- THE EXERCISE
Each line that includes "this" counts once; give the total and nothing besides.

● ● ● ● ● ● ●

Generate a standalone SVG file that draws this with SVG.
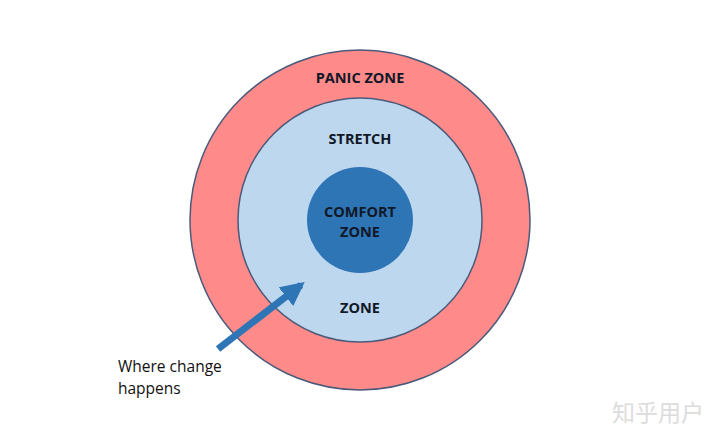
<svg xmlns="http://www.w3.org/2000/svg" width="720" height="441" viewBox="0 0 720 441">
<style>
.ring{stroke:#4a5a7a;stroke-width:1.5}
.lbl{font-family:"Open Sans","Liberation Sans",sans-serif;font-weight:bold;font-size:14.5px;fill:#111827;text-anchor:middle}
.note{font-family:"Open Sans","Liberation Sans",sans-serif;font-size:15.5px;fill:#111}
</style>
<defs>
<marker id="ah" viewBox="0 0 10 10" refX="8" refY="5" markerWidth="3.4" markerHeight="3.4" orient="auto" markerUnits="strokeWidth">
<path d="M0,0 L10,5 L0,10 z" fill="#2E75B6"/>
</marker>
</defs>
<rect width="720" height="441" fill="#fff"/>
<g id="panic">
<circle class="ring" cx="360" cy="220" r="170" fill="#FF8A8A"/>
<text class="lbl" x="360" y="83">PANIC ZONE</text>
</g>
<g id="stretch">
<circle class="ring" cx="360" cy="220" r="122" fill="#BDD7EE"/>
<text class="lbl" x="360" y="144">STRETCH</text>
<text class="lbl" x="360" y="313">ZONE</text>
</g>
<g id="comfort">
<circle cx="360" cy="220" r="53" fill="#2E75B6"/>
<text class="lbl" x="360" y="217">COMFORT</text>
<text class="lbl" x="360" y="237">ZONE</text>
</g>
<g id="connectors">
<line x1="218" y1="349" x2="301" y2="285" stroke="#2E75B6" stroke-width="7" marker-end="url(#ah)"/>
</g>
<g id="note">
<text class="note" x="118" y="372">Where change</text>
<text class="note" x="118" y="394">happens</text>
</g>
<text x="612" y="421" font-family="Noto Sans CJK SC,sans-serif" font-size="23" fill="#dcdcdc">知乎用户</text>
</svg>
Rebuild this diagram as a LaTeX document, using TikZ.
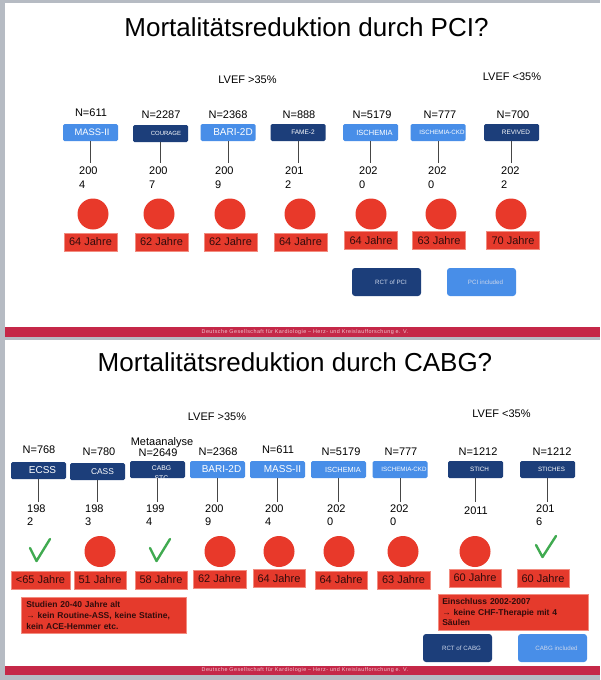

● ● ● ● ● ● ●

- TASK RESPONSE
2